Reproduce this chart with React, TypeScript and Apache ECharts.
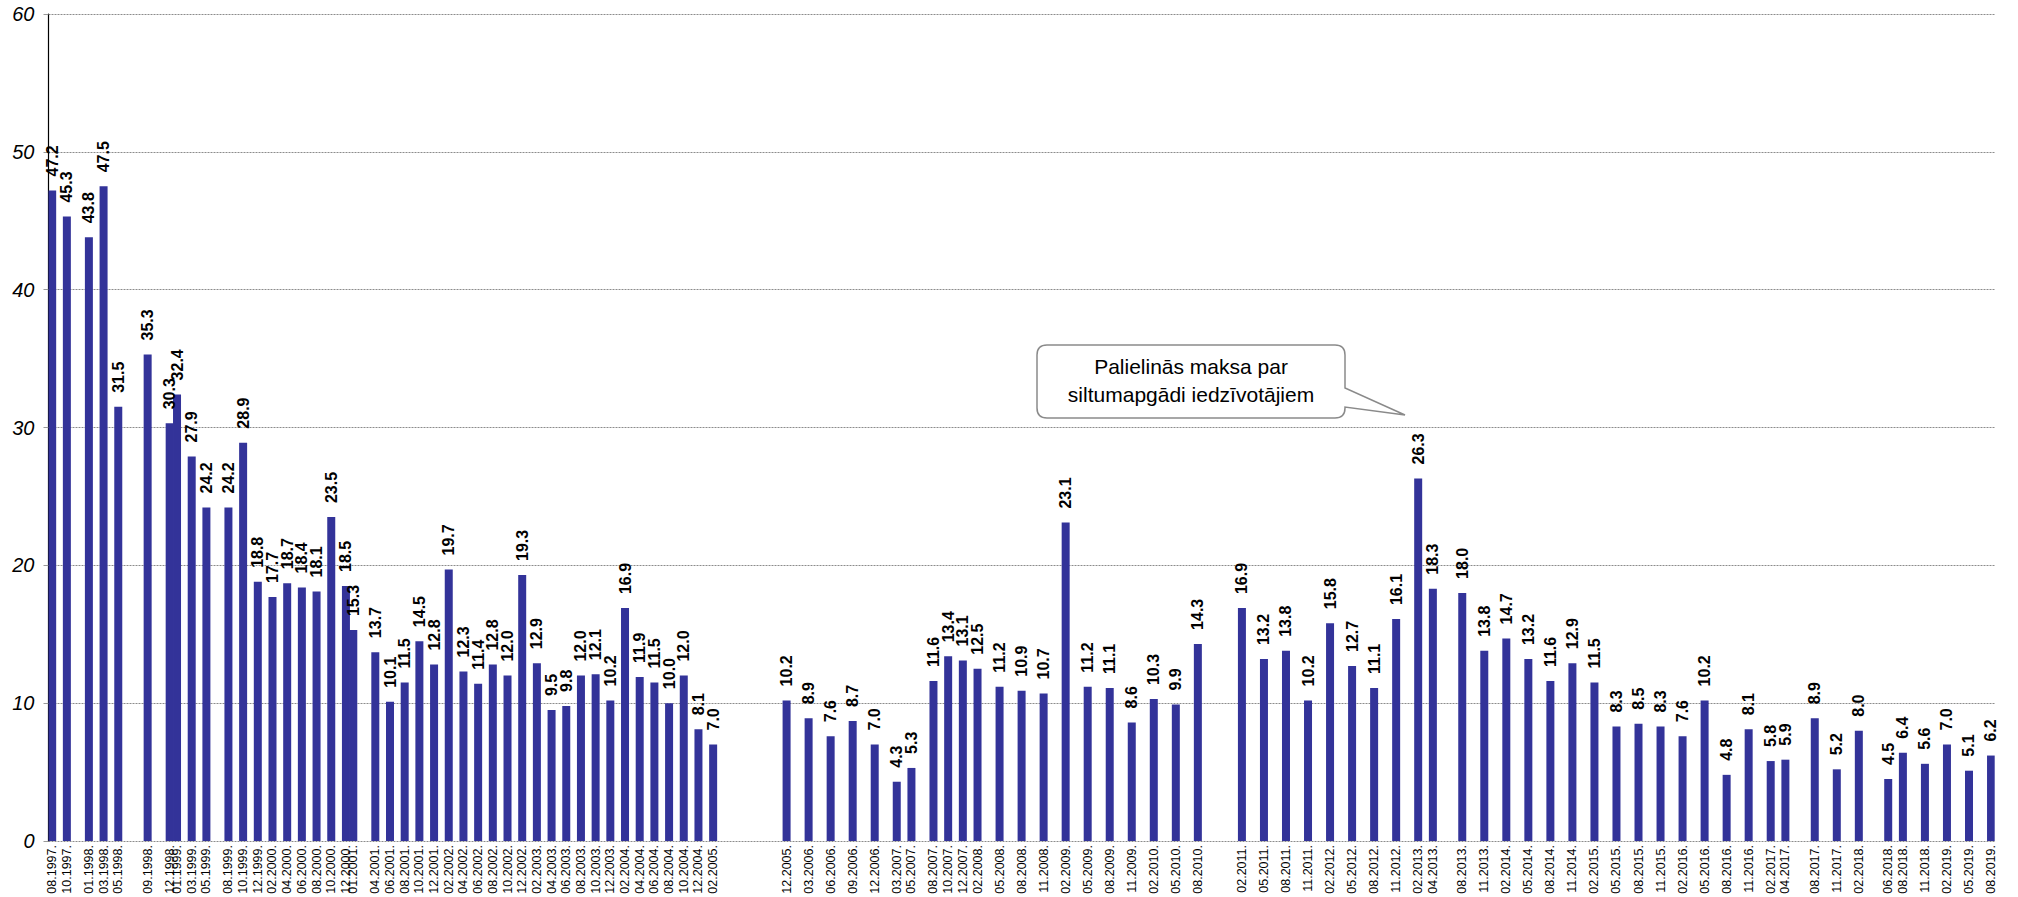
import React, { useEffect, useRef } from "react";
import * as echarts from "echarts";

// Months with a recorded value (MM.YYYY) and the values
const dates: string[] = [
  "08.1997", "10.1997", "01.1998", "03.1998", "05.1998", "09.1998", "12.1998", "01.1999",
  "03.1999", "05.1999", "08.1999", "10.1999", "12.1999", "02.2000", "04.2000", "06.2000",
  "08.2000", "10.2000", "12.2000", "01.2001", "04.2001", "06.2001", "08.2001", "10.2001",
  "12.2001", "02.2002", "04.2002", "06.2002", "08.2002", "10.2002", "12.2002", "02.2003",
  "04.2003", "06.2003", "08.2003", "10.2003", "12.2003", "02.2004", "04.2004", "06.2004",
  "08.2004", "10.2004", "12.2004", "02.2005", "12.2005", "03.2006", "06.2006", "09.2006",
  "12.2006", "03.2007", "05.2007", "08.2007", "10.2007", "12.2007", "02.2008", "05.2008",
  "08.2008", "11.2008", "02.2009", "05.2009", "08.2009", "11.2009", "02.2010", "05.2010",
  "08.2010", "02.2011", "05.2011", "08.2011", "11.2011", "02.2012", "05.2012", "08.2012",
  "11.2012", "02.2013", "04.2013", "08.2013", "11.2013", "02.2014", "05.2014", "08.2014",
  "11.2014", "02.2015", "05.2015", "08.2015", "11.2015", "02.2016", "05.2016", "08.2016",
  "11.2016", "02.2017", "04.2017", "08.2017", "11.2017", "02.2018", "06.2018", "08.2018",
  "11.2018", "02.2019", "05.2019", "08.2019",
];

const values: number[] = [
  47.2, 45.3, 43.8, 47.5, 31.5, 35.3, 30.3, 32.4,
  27.9, 24.2, 24.2, 28.9, 18.8, 17.7, 18.7, 18.4,
  18.1, 23.5, 18.5, 15.3, 13.7, 10.1, 11.5, 14.5,
  12.8, 19.7, 12.3, 11.4, 12.8, 12.0, 19.3, 12.9,
  9.5, 9.8, 12.0, 12.1, 10.2, 16.9, 11.9, 11.5,
  10.0, 12.0, 8.1, 7.0, 10.2, 8.9, 7.6, 8.7,
  7.0, 4.3, 5.3, 11.6, 13.4, 13.1, 12.5, 11.2,
  10.9, 10.7, 23.1, 11.2, 11.1, 8.6, 10.3, 9.9,
  14.3, 16.9, 13.2, 13.8, 10.2, 15.8, 12.7, 11.1,
  16.1, 26.3, 18.3, 18.0, 13.8, 14.7, 13.2, 11.6,
  12.9, 11.5, 8.3, 8.5, 8.3, 7.6, 10.2, 4.8,
  8.1, 5.8, 5.9, 8.9, 5.2, 8.0, 4.5, 6.4,
  5.6, 7.0, 5.1, 6.2,
];

const yTicks: number[] = [0, 10, 20, 30, 40, 50, 60];

const calloutLines: string[] = ["Palielinās maksa par", "siltumapgādi iedzīvotājiem"];

// Full monthly timeline 08.1997 .. 08.2019
const startYear = 1997;
const startMonth = 8;
const endYear = 2019;
const endMonth = 8;

const FONT = 'Arial, "Liberation Sans", sans-serif';

let shapeRegistered = false;
function registerCallout() {
  if (shapeRegistered) return;
  const d =
    "M 10 0 H 298 Q 308 0 308 10 V 43 L 368 70 L 308 62 V 63 Q 308 73 298 73 H 10 Q 0 73 0 63 V 10 Q 0 0 10 0 Z";
  echarts.graphic.registerShape("callout", echarts.graphic.extendPath(d, {}) as any);
  shapeRegistered = true;
}

export default function App() {
  const ref = useRef<HTMLDivElement>(null);

  useEffect(() => {
    if (!ref.current) return;
    registerCallout();

    const months: string[] = [];
    let y = startYear;
    let m = startMonth;
    while (y < endYear || (y === endYear && m <= endMonth)) {
      months.push(`${String(m).padStart(2, "0")}.${y}`);
      m++;
      if (m > 12) {
        m = 1;
        y++;
      }
    }
    const valueMap: Record<string, number> = {};
    dates.forEach((d, i) => (valueMap[d] = values[i]));
    const seriesData = months.map((mm) => (mm in valueMap ? valueMap[mm] : "-"));

    const chart = echarts.init(ref.current, null, { renderer: "svg" });
    chart.setOption({
      animation: false,
      backgroundColor: "#ffffff",
      grid: { left: 48.5, right: 23.3, top: 14, bottom: 56, containLabel: false },
      xAxis: {
        type: "category",
        data: months,
        boundaryGap: true,
        axisLine: { show: false },
        axisTick: { show: false },
        splitLine: { show: false },
        axisLabel: {
          rotate: 90,
          interval: (idx: number, val: string) => val in valueMap,
          formatter: (val: string) => val + ".",
          fontFamily: FONT,
          fontSize: 12.5,
          color: "#000",
          margin: 4,
        },
      },
      yAxis: {
        type: "value",
        min: yTicks[0],
        max: yTicks[yTicks.length - 1],
        interval: 10,
        axisLine: { show: true, lineStyle: { color: "#000", width: 1.2 } },
        axisTick: { show: true, length: 5, lineStyle: { color: "#999" } },
        axisLabel: {
          fontFamily: FONT,
          fontSize: 20,
          fontStyle: "italic",
          color: "#000",
          margin: 14,
        },
        splitLine: {
          show: true,
          lineStyle: { color: "#8c8c8c", type: [2, 1], width: 1 },
        },
      },
      series: [
        {
          type: "bar",
          data: seriesData,
          barWidth: 8,
          itemStyle: { color: "#333399" },
          label: {
            show: true,
            position: "top",
            rotate: 90,
            align: "left",
            verticalAlign: "middle",
            distance: 14,
            fontFamily: FONT,
            fontSize: 16,
            fontWeight: "bold",
            color: "#000",
            formatter: (p: any) => Number(p.value).toFixed(1),
          },
        },
      ],
      graphic: [
        {
          type: "callout",
          x: 1037,
          y: 345,
          style: { fill: "#ffffff", stroke: "#8a8a8a", lineWidth: 1.5 },
          z: 100,
        },
        {
          type: "text",
          x: 1191,
          y: 380,
          z: 101,
          style: {
            text: calloutLines.join("\n"),
            font: `21px ${FONT}`,
            fontSize: 21,
            fontFamily: FONT,
            fill: "#000",
            align: "center",
            verticalAlign: "middle",
            textAlign: "center",
            textVerticalAlign: "middle",
            lineHeight: 28,
          },
        },
      ],
    });
    return () => chart.dispose();
  }, []);

  return (
    <div
      ref={ref}
      style={{ position: "absolute", left: 0, top: 0, width: 2018, height: 897 }}
    />
  );
}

▬▬▬▬▬▬▬▬▬▬

*WHAT IS NEEDED*
Quote the preceding listing precisely and completely, omitting its images.

*FULL ANSWER*
Reproduce this chart with React, TypeScript and Apache ECharts.
import React, { useEffect, useRef } from "react";
import * as echarts from "echarts";

// Months with a recorded value (MM.YYYY) and the values
const dates: string[] = [
  "08.1997", "10.1997", "01.1998", "03.1998", "05.1998", "09.1998", "12.1998", "01.1999",
  "03.1999", "05.1999", "08.1999", "10.1999", "12.1999", "02.2000", "04.2000", "06.2000",
  "08.2000", "10.2000", "12.2000", "01.2001", "04.2001", "06.2001", "08.2001", "10.2001",
  "12.2001", "02.2002", "04.2002", "06.2002", "08.2002", "10.2002", "12.2002", "02.2003",
  "04.2003", "06.2003", "08.2003", "10.2003", "12.2003", "02.2004", "04.2004", "06.2004",
  "08.2004", "10.2004", "12.2004", "02.2005", "12.2005", "03.2006", "06.2006", "09.2006",
  "12.2006", "03.2007", "05.2007", "08.2007", "10.2007", "12.2007", "02.2008", "05.2008",
  "08.2008", "11.2008", "02.2009", "05.2009", "08.2009", "11.2009", "02.2010", "05.2010",
  "08.2010", "02.2011", "05.2011", "08.2011", "11.2011", "02.2012", "05.2012", "08.2012",
  "11.2012", "02.2013", "04.2013", "08.2013", "11.2013", "02.2014", "05.2014", "08.2014",
  "11.2014", "02.2015", "05.2015", "08.2015", "11.2015", "02.2016", "05.2016", "08.2016",
  "11.2016", "02.2017", "04.2017", "08.2017", "11.2017", "02.2018", "06.2018", "08.2018",
  "11.2018", "02.2019", "05.2019", "08.2019",
];

const values: number[] = [
  47.2, 45.3, 43.8, 47.5, 31.5, 35.3, 30.3, 32.4,
  27.9, 24.2, 24.2, 28.9, 18.8, 17.7, 18.7, 18.4,
  18.1, 23.5, 18.5, 15.3, 13.7, 10.1, 11.5, 14.5,
  12.8, 19.7, 12.3, 11.4, 12.8, 12.0, 19.3, 12.9,
  9.5, 9.8, 12.0, 12.1, 10.2, 16.9, 11.9, 11.5,
  10.0, 12.0, 8.1, 7.0, 10.2, 8.9, 7.6, 8.7,
  7.0, 4.3, 5.3, 11.6, 13.4, 13.1, 12.5, 11.2,
  10.9, 10.7, 23.1, 11.2, 11.1, 8.6, 10.3, 9.9,
  14.3, 16.9, 13.2, 13.8, 10.2, 15.8, 12.7, 11.1,
  16.1, 26.3, 18.3, 18.0, 13.8, 14.7, 13.2, 11.6,
  12.9, 11.5, 8.3, 8.5, 8.3, 7.6, 10.2, 4.8,
  8.1, 5.8, 5.9, 8.9, 5.2, 8.0, 4.5, 6.4,
  5.6, 7.0, 5.1, 6.2,
];

const yTicks: number[] = [0, 10, 20, 30, 40, 50, 60];

const calloutLines: string[] = ["Palielinās maksa par", "siltumapgādi iedzīvotājiem"];

// Full monthly timeline 08.1997 .. 08.2019
const startYear = 1997;
const startMonth = 8;
const endYear = 2019;
const endMonth = 8;

const FONT = 'Arial, "Liberation Sans", sans-serif';

let shapeRegistered = false;
function registerCallout() {
  if (shapeRegistered) return;
  const d =
    "M 10 0 H 298 Q 308 0 308 10 V 43 L 368 70 L 308 62 V 63 Q 308 73 298 73 H 10 Q 0 73 0 63 V 10 Q 0 0 10 0 Z";
  echarts.graphic.registerShape("callout", echarts.graphic.extendPath(d, {}) as any);
  shapeRegistered = true;
}

export default function App() {
  const ref = useRef<HTMLDivElement>(null);

  useEffect(() => {
    if (!ref.current) return;
    registerCallout();

    const months: string[] = [];
    let y = startYear;
    let m = startMonth;
    while (y < endYear || (y === endYear && m <= endMonth)) {
      months.push(`${String(m).padStart(2, "0")}.${y}`);
      m++;
      if (m > 12) {
        m = 1;
        y++;
      }
    }
    const valueMap: Record<string, number> = {};
    dates.forEach((d, i) => (valueMap[d] = values[i]));
    const seriesData = months.map((mm) => (mm in valueMap ? valueMap[mm] : "-"));

    const chart = echarts.init(ref.current, null, { renderer: "svg" });
    chart.setOption({
      animation: false,
      backgroundColor: "#ffffff",
      grid: { left: 48.5, right: 23.3, top: 14, bottom: 56, containLabel: false },
      xAxis: {
        type: "category",
        data: months,
        boundaryGap: true,
        axisLine: { show: false },
        axisTick: { show: false },
        splitLine: { show: false },
        axisLabel: {
          rotate: 90,
          interval: (idx: number, val: string) => val in valueMap,
          formatter: (val: string) => val + ".",
          fontFamily: FONT,
          fontSize: 12.5,
          color: "#000",
          margin: 4,
        },
      },
      yAxis: {
        type: "value",
        min: yTicks[0],
        max: yTicks[yTicks.length - 1],
        interval: 10,
        axisLine: { show: true, lineStyle: { color: "#000", width: 1.2 } },
        axisTick: { show: true, length: 5, lineStyle: { color: "#999" } },
        axisLabel: {
          fontFamily: FONT,
          fontSize: 20,
          fontStyle: "italic",
          color: "#000",
          margin: 14,
        },
        splitLine: {
          show: true,
          lineStyle: { color: "#8c8c8c", type: [2, 1], width: 1 },
        },
      },
      series: [
        {
          type: "bar",
          data: seriesData,
          barWidth: 8,
          itemStyle: { color: "#333399" },
          label: {
            show: true,
            position: "top",
            rotate: 90,
            align: "left",
            verticalAlign: "middle",
            distance: 14,
            fontFamily: FONT,
            fontSize: 16,
            fontWeight: "bold",
            color: "#000",
            formatter: (p: any) => Number(p.value).toFixed(1),
          },
        },
      ],
      graphic: [
        {
          type: "callout",
          x: 1037,
          y: 345,
          style: { fill: "#ffffff", stroke: "#8a8a8a", lineWidth: 1.5 },
          z: 100,
        },
        {
          type: "text",
          x: 1191,
          y: 380,
          z: 101,
          style: {
            text: calloutLines.join("\n"),
            font: `21px ${FONT}`,
            fontSize: 21,
            fontFamily: FONT,
            fill: "#000",
            align: "center",
            verticalAlign: "middle",
            textAlign: "center",
            textVerticalAlign: "middle",
            lineHeight: 28,
          },
        },
      ],
    });
    return () => chart.dispose();
  }, []);

  return (
    <div
      ref={ref}
      style={{ position: "absolute", left: 0, top: 0, width: 2018, height: 897 }}
    />
  );
}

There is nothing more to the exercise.